The data:

------------------------------------------------

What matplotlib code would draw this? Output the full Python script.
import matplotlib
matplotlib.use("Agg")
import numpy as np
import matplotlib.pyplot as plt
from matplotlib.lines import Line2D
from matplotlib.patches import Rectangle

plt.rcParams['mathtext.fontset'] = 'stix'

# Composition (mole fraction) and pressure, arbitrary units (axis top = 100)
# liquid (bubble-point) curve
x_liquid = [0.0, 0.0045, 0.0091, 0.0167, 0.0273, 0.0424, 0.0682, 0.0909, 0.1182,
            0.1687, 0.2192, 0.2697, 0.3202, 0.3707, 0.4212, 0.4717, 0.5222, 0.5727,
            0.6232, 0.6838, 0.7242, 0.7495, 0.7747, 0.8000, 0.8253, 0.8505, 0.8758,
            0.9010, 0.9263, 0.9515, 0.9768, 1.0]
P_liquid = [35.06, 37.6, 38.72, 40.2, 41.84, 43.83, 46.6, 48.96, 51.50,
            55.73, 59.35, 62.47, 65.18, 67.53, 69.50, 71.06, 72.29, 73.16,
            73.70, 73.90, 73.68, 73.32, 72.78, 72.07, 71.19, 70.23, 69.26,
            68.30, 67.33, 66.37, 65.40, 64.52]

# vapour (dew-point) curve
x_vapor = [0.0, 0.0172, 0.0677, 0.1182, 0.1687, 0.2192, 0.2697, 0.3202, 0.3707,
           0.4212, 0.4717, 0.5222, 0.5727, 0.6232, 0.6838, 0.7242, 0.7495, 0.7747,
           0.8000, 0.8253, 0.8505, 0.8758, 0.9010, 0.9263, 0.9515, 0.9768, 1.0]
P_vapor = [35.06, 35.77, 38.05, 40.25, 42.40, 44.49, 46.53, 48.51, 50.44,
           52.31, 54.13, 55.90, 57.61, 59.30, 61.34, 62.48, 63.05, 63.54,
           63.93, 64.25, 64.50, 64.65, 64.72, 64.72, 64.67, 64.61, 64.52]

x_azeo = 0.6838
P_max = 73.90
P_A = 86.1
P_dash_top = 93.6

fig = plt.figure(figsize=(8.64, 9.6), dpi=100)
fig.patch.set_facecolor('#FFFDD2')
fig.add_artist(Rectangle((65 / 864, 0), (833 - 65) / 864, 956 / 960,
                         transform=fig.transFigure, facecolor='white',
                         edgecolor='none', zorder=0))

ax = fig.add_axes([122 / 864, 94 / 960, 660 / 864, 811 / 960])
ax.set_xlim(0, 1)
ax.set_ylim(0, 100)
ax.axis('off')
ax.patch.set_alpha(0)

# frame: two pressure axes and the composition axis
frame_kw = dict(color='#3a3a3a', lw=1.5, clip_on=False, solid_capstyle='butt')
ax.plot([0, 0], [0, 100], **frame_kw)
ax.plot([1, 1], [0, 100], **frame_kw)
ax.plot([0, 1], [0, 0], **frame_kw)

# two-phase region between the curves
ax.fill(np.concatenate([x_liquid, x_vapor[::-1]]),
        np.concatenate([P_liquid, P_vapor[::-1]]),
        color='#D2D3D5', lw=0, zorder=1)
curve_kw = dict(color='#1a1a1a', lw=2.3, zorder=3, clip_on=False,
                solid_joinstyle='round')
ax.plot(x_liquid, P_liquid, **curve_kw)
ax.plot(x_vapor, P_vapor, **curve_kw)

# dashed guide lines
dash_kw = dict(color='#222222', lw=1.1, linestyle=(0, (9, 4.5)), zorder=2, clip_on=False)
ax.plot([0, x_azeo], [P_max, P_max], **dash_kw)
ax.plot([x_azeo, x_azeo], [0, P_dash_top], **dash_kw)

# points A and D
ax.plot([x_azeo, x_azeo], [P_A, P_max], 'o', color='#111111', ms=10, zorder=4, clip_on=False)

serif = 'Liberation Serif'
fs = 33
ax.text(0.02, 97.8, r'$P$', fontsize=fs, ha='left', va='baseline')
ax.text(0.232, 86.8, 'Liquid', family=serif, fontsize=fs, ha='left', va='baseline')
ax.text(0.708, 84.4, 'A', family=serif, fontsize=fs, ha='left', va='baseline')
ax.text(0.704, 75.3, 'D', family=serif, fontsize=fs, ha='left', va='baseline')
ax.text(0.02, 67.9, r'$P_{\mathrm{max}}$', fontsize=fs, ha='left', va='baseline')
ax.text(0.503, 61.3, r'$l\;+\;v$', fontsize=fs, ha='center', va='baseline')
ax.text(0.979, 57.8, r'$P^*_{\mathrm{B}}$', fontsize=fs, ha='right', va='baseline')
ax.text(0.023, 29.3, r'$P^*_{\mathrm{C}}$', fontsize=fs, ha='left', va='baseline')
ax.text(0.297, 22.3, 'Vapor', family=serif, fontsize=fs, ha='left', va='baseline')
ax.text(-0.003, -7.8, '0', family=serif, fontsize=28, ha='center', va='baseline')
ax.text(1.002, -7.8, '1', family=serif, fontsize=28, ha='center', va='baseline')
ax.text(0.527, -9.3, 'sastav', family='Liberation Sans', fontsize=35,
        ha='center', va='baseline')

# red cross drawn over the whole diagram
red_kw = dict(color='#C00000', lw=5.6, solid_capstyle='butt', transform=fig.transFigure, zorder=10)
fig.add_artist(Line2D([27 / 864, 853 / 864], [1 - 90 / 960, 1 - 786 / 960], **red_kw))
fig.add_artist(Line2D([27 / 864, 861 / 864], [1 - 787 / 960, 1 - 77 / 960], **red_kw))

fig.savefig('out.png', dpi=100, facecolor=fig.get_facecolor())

------------------------------------------------

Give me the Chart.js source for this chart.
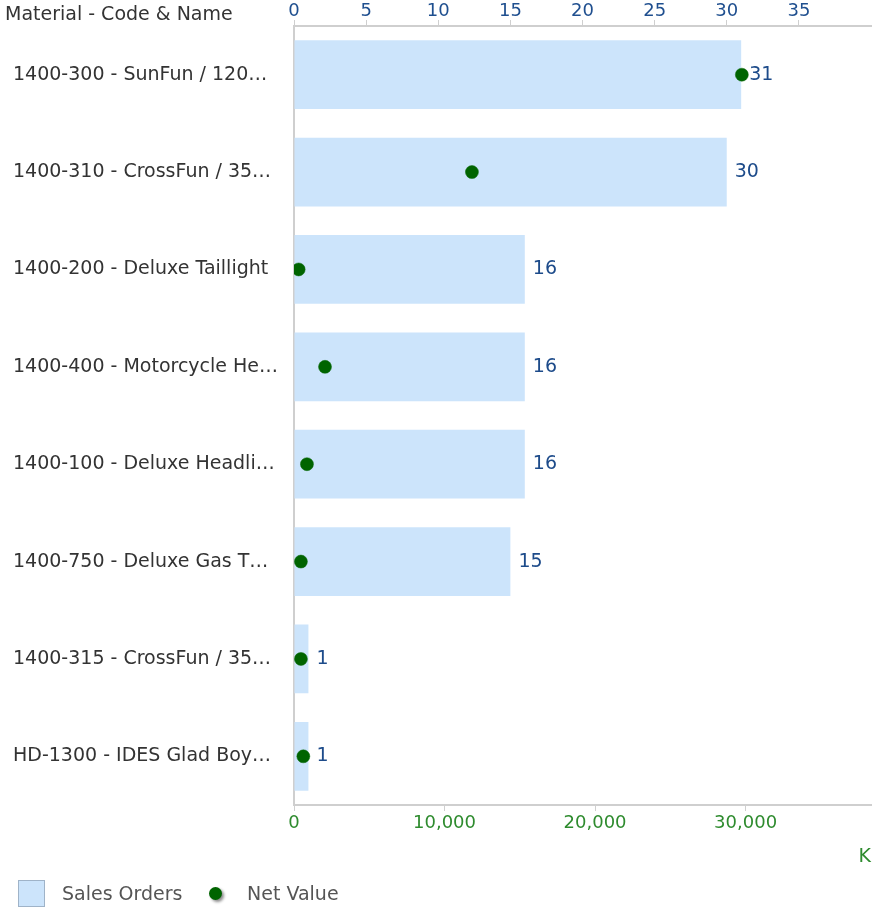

------------------------------------------------

Exercise requirements: Copy each line of the entries that includes the word "matplotlib".

Complete answer:
What matplotlib code would draw this? Output the full Python script.
import matplotlib
matplotlib.use("Agg")
import matplotlib.pyplot as plt
from matplotlib.lines import Line2D
from matplotlib.patches import Rectangle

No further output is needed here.